Since John is not referring to the preparation day for Passover, and places Jesus’ crucifixion on the same day that Mark does, Friday, it follows that there is no discrepancy between the two, at least when it comes to the day on which Jesus was crucified.

In fact, all of the Gospels state that Jesus was crucified and buried on “the day of Preparation” (Matt. 27:62; Mark 16:42; Luke 23:54; John 19:14, 31, 42)—so all four agree.

What about the hour of Jesus’s crucifixion? Was it 9 am, as Mark says? Or, was John right when he said it took place at noon?

New Testament scholar Craig Blomberg explains that just as the Jews divided the twelve-hour night (sunset to sunrise) into four watches, so too they divided daylight hours (sunrise to sunset) into four three-hour increments.
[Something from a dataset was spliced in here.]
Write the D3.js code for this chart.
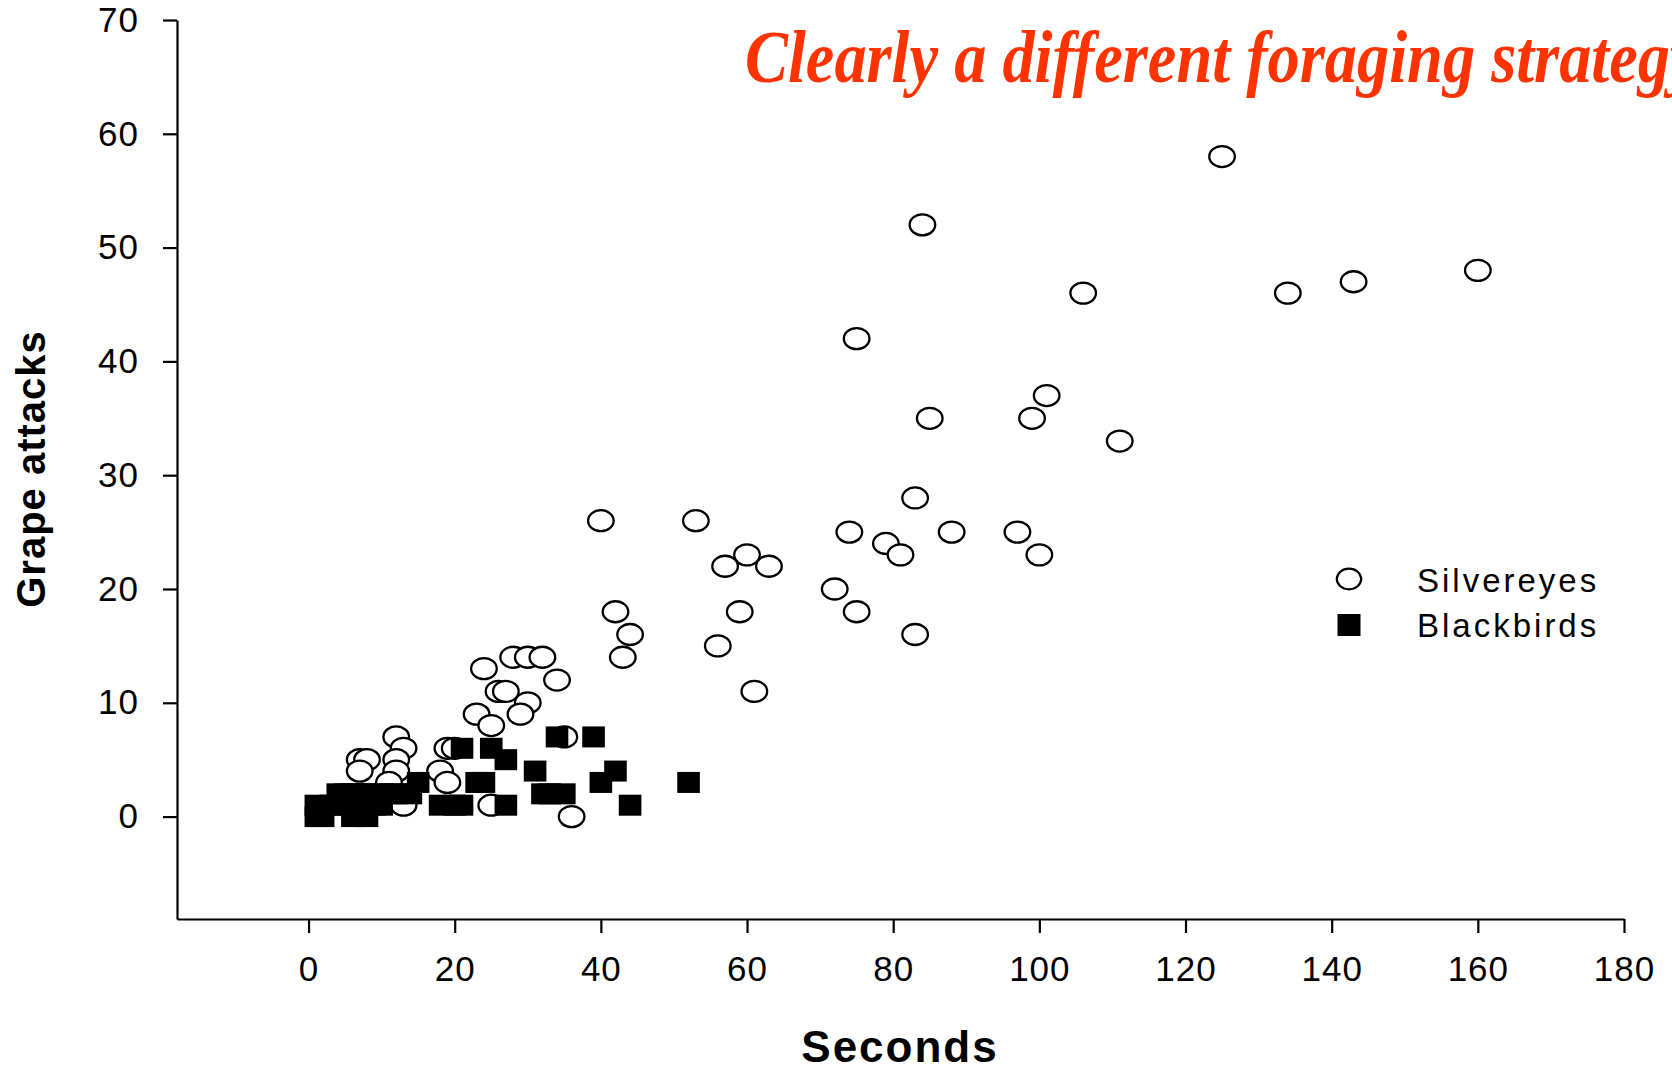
<!DOCTYPE html>
<html>
<head>
<meta charset="utf-8">
<script src="https://cdn.jsdelivr.net/npm/d3@7"></script>
<style>
  html, body { margin: 0; padding: 0; background: #fff; overflow: hidden; }
  svg { display: block; }
</style>
</head>
<body>
<svg id="chart" width="1672" height="1071"></svg>
<script>
// ---------- data ----------
const seriesNames = ["Silvereyes", "Blackbirds"];

const silvereyesSeconds = [125, 84, 106, 134, 143, 160, 75, 85, 99, 101, 111, 83, 40, 53, 74, 88, 97, 79, 81, 100, 60, 57, 63, 72, 59, 75, 42, 44, 83, 56, 43, 61, 36, 24, 28, 30, 32, 34, 26, 27, 30, 29, 23, 25, 35, 19, 20, 18, 19, 12, 13, 7, 8, 12, 7, 12, 11, 13, 25];
const silvereyesAttacks = [58, 52, 46, 46, 47, 48, 42, 35, 35, 37, 33, 28, 26, 26, 25, 25, 25, 24, 23, 23, 23, 22, 22, 20, 18, 18, 18, 16, 16, 15, 14, 11, 0, 13, 14, 14, 14, 12, 11, 11, 10, 9, 9, 8, 7, 6, 6, 4, 3, 7, 6, 5, 5, 5, 4, 4, 3, 1, 1];

const blackbirdsSeconds = [1, 2, 6, 8, 1, 3, 5, 7, 9, 10, 4, 5, 6, 7, 8, 9, 10, 11, 12, 14, 15, 18, 20, 21, 21, 25, 27, 23, 24, 27, 31, 32, 33, 35, 34, 39, 40, 42, 44, 52];
const blackbirdsAttacks = [0, 0, 0, 0, 1, 1, 1, 1, 1, 1, 2, 2, 2, 2, 2, 2, 2, 2, 2, 2, 3, 1, 1, 1, 6, 6, 5, 3, 3, 1, 4, 2, 2, 2, 7, 7, 3, 4, 1, 3];

const xTicks = [0, 20, 40, 60, 80, 100, 120, 140, 160, 180];
const yTicks = [0, 10, 20, 30, 40, 50, 60, 70];
const xDomain = [-18, 180];
const yDomain = [-9, 70];

const titleText = "Clearly a different foraging strategy";
const xLabel = "Seconds";
const yLabel = "Grape attacks";

// ---------- drawing ----------
const svg = d3.select("#chart");
const x = d3.scaleLinear().domain(xDomain).range([177, 1624]);
const y = d3.scaleLinear().domain(yDomain).range([919, 20]);

const tickFont = "'Liberation Sans', Arial, sans-serif";

// X axis
const gx = svg.append("g")
  .attr("transform", `translate(0,${y(yDomain[0])})`)
  .call(d3.axisBottom(x).tickValues(xTicks).tickSize(14).tickSizeOuter(0).tickPadding(23).tickFormat(d3.format("d")));
// Y axis
const gy = svg.append("g")
  .attr("transform", `translate(${x(xDomain[0])},0)`)
  .call(d3.axisLeft(y).tickValues(yTicks).tickSize(14).tickSizeOuter(0).tickPadding(24).tickFormat(d3.format("d")));

[gx, gy].forEach(g => {
  g.select(".domain").attr("stroke", "#000").attr("stroke-width", 2.2);
  g.selectAll(".tick line").attr("stroke", "#000").attr("stroke-width", 2.2);
  g.selectAll(".tick text")
    .attr("fill", "#000")
    .style("font-family", tickFont)
    .style("font-size", "35px")
    .style("letter-spacing", "1px");
});

// Silvereyes (open ellipses)
const silver = silvereyesSeconds.map((s, i) => ({ s, a: silvereyesAttacks[i] }));
svg.append("g").selectAll("ellipse").data(silver).join("ellipse")
  .attr("cx", d => x(d.s))
  .attr("cy", d => y(d.a))
  .attr("rx", 12.8)
  .attr("ry", 10.5)
  .attr("fill", "#fff")
  .attr("stroke", "#000")
  .attr("stroke-width", 2.3);

// Blackbirds (filled squares)
const black = blackbirdsSeconds.map((s, i) => ({ s, a: blackbirdsAttacks[i] }));
svg.append("g").selectAll("rect").data(black).join("rect")
  .attr("x", d => x(d.s) - 11.3)
  .attr("y", d => y(d.a) - 10.5)
  .attr("width", 22.6)
  .attr("height", 21)
  .attr("fill", "#000");

// Legend
const lg = svg.append("g");
lg.append("ellipse").attr("cx", 1349).attr("cy", 579).attr("rx", 12.2).attr("ry", 10.3)
  .attr("fill", "#fff").attr("stroke", "#000").attr("stroke-width", 2.2);
lg.append("rect").attr("x", 1349 - 11.5).attr("y", 625 - 11).attr("width", 23).attr("height", 22).attr("fill", "#000");
lg.selectAll("text").data(seriesNames).join("text")
  .attr("x", 1417)
  .attr("y", (d, i) => [592, 637][i])
  .text(d => d)
  .style("font-family", tickFont)
  .style("font-size", "33px")
  .style("letter-spacing", "3px")
  .attr("fill", "#000");

// Axis titles
svg.append("text")
  .attr("x", 900).attr("y", 1062)
  .attr("text-anchor", "middle")
  .style("font-family", tickFont)
  .style("font-weight", "bold")
  .style("font-size", "44px")
  .style("letter-spacing", "2px")
  .text(xLabel);

svg.append("text")
  .attr("transform", "translate(45,469) rotate(-90)")
  .attr("text-anchor", "middle")
  .style("font-family", tickFont)
  .style("font-weight", "bold")
  .style("font-size", "40px")
  .style("letter-spacing", "1px")
  .text(yLabel);

// Title (cut off at right edge, as in the reference)
svg.append("text")
  .attr("transform", "translate(745,82) scale(0.87,1)")
  .style("font-family", "'Liberation Serif', 'Times New Roman', serif")
  .style("font-weight", "bold")
  .style("font-style", "italic")
  .style("font-size", "74px")
  .attr("fill", "#ff3300")
  .text(titleText);
</script>
</body>
</html>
And they generally identified the time of events during the day by rounding up or down to the quarter hour.

For example, throughout the Synoptics, almost every time the authors speak of an hour of the day they speak of the “third,” “sixth,” and “ninth” (Matt. 20:3, 5; 27:45, 46; Mark 15:33, 34; Luke 23:44; Acts 2:15; 3:1; 10:3,9, 30; 23:23). The only exception is the parable of the tenant that receives his reward in the “eleventh” hour (Matt. 20:9). But such specificity is required by the parable.

In light of this, Blomberg concludes, “it becomes plausible to interpret Mark’s ‘third hour’ to mean any time between 9 a.m. and noon” (emphasis added). Mark just rounds down to the “third hour” whereas John rounds up to the sixth. John’s rounding up is supported by the fact that he says it was “about the sixth hour” (John 19:14).

Given that Mark and John are approximating the time of Jesus’ death, and they both approximate that time to be some time in the second quarter of the day, we can conclude there is no contradiction.

Ehrman may still reject the historical accuracy of Mark and John. But he can’t do so on the grounds that Mark and John contradict each other as to the day and hour of Jesus’ death.”